AerCap Holdings NV (AER) agreed to buy International Lease Finance Corp. from American International Group Inc. (AIG) for $5 billion to create an aircraft lessor rivaling General Electric Co. (GE)’s Gecas unit for size.
AerCap will pay U.S. insurer AIG $3 billion in cash and the balance in stock, taking control of a 40-year-old business that helped create a leasing industry now accounting for 40 percent of the $100 billion spent globally on new airliners each year.
Combining with ILFC, already the second-largest leasing company, more than triples the AerCap fleet to almost 1,400 planes, about 300 short of the GE total. AerCap, which secured the deal after Chinese bidders missed deadlines, also gains early delivery slots for the latest Boeing Co. (BA) 787s and Airbus SAS A320neos and A350s, for which it can charge top rental fees.
“We’re creating the industry leader here,” Aengus Kelly, chief executive officer at Schiphol, Netherlands-based AerCap, said on an analyst call. “The order book is the jewel in the crown. Given the associated delays with those planes, especially the 787, the pricing and the delivery slots are unbeatable.”
AerCap jumped 33 percent, the most since January 2009, to $33.17 at the close in New York. New York-based AIG gained 1.1 percent to $50.28.
The deal, which includes 97.6 million AerCap shares and is set to close in the second quarter, gives the Dutch lessor control of the merged business, with AIG holding 46 percent.
The combined company will have 1,329 aircraft, according a slide presentation, with total assets of $41 billion.

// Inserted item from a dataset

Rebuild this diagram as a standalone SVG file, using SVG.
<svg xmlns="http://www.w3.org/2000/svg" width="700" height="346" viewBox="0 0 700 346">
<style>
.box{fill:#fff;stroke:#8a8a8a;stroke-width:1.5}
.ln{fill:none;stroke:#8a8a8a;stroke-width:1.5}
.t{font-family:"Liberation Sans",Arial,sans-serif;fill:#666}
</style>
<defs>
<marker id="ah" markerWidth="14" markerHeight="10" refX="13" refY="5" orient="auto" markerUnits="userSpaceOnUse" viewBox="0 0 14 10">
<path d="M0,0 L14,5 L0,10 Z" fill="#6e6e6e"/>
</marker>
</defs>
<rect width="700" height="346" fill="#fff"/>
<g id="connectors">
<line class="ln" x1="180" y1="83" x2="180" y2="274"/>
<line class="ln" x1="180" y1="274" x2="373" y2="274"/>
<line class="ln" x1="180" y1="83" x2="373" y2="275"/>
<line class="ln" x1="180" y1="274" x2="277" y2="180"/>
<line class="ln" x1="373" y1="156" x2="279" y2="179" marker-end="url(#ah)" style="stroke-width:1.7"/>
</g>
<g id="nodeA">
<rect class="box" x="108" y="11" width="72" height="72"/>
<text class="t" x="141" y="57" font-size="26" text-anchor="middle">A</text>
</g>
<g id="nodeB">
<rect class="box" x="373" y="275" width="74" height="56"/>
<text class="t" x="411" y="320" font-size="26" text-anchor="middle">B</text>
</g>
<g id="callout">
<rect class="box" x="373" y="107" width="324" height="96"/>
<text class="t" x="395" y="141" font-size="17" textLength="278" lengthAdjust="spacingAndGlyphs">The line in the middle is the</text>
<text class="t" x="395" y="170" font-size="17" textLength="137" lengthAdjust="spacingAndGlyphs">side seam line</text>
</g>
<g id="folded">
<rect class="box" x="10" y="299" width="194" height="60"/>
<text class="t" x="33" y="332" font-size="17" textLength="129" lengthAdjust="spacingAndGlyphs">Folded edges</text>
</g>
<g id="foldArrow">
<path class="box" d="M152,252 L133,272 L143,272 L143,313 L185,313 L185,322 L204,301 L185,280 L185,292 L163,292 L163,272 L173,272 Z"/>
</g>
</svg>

Gecas, as GE Capital Aviation Services is known, said by e-mail it owned or managed more than 1,630 planes at the end of the third quarter and had assets of $47 billion, providing no further comment.
“We are going to be on a very similar level,” Kelly said.
The new business has 385 planes on order, mainly via ILFC, AerCap said, with contracts for 77 787 Dreamliners, 29 A350 wide-bodies and 155 re-engined A320neo single-aisle aircraft.
“We see this is a positive development for the sector,” said John Higgins, president of Dublin-based lessor Avolon Aerospace Leasing Ltd. “Having an industry participant as big as ILFC out there with uncertainty about where they’d sit was casting a shadow, even in terms of asset valuations.”
AIG turned to AerCap after a group led by P3 Investments Ltd. of Hong Kong failed to deliver $4.2 billion it had agreed to pay for an 80 percent stake. The insurer, saved from collapse by a 2008 bailout that reached $182 billion, has been seeking to narrow its focus as regulatory watchdogs increase their scrutiny of large financial firms.
UBS AG and Citigroup Inc. will provide $2.75 billion in financing, with AerCap also using some of its own cash to fund the purchase, Kelly said. The deal’s value increases to $26 billion including the assumption of $21 billion in ILFC debt.
ILFC is “not a good fit with an insurance-company balance sheet, particularly with the new regulations,” AIG Chairman Steve Miller said in a Bloomberg Television interview on Dec. 12, adding: “A very capital-intensive business like that really doesn’t belong in an insurance portfolio.”
AIG will provide a $1 billion unsecured revolving credit facility to AerCap, the companies said, with its stake in the new business subject to a phased lock-up of 9 to 15 months.
ILFC’s net income was $410.3 million in 2012, though the business posted a loss of $599.2 million in the first nine months of 2013 on impairments of aircraft.
Kelly said AerCap first explored buying ILFC in 2009, before deciding debt liabilities were too high. Those issues were resolved last year with payments cut to a manageable level, prompting it to put together an offer, he said.
Standard & Poor’s Ratings Services and Fitch Ratings said they may cut AerCap to below investment grade on the deal. S&P said its debt will be equal to more than 80 percent of capital.
AerCap is gaining a business renowned for its pioneering approach under founder Steven Udvar-Hazy, who built Los Angeles-based ILFC from a startup into an industry giant before selling it to AIG for $1.16 billion in 1990.
Under the insurer’s ownership, ILFC benefited from the ability to borrow at low rates, an advantage that evaporated when the parent was hobbled by losses from subprime mortgages.
ILFC has since been led by former Airbus SAS executive Henri Courpron, whose role wasn’t specified today. AerCap said the acquired company will still have a presence in Los Angeles, though it will be run mainly out of the Netherlands and Dublin, where the buyer has offices.
AerCap said the deal still requires regulatory and shareholder approval. The lessor added that its largest investor, Waha Capital PJSC (WAHA), has agreed to back the transaction.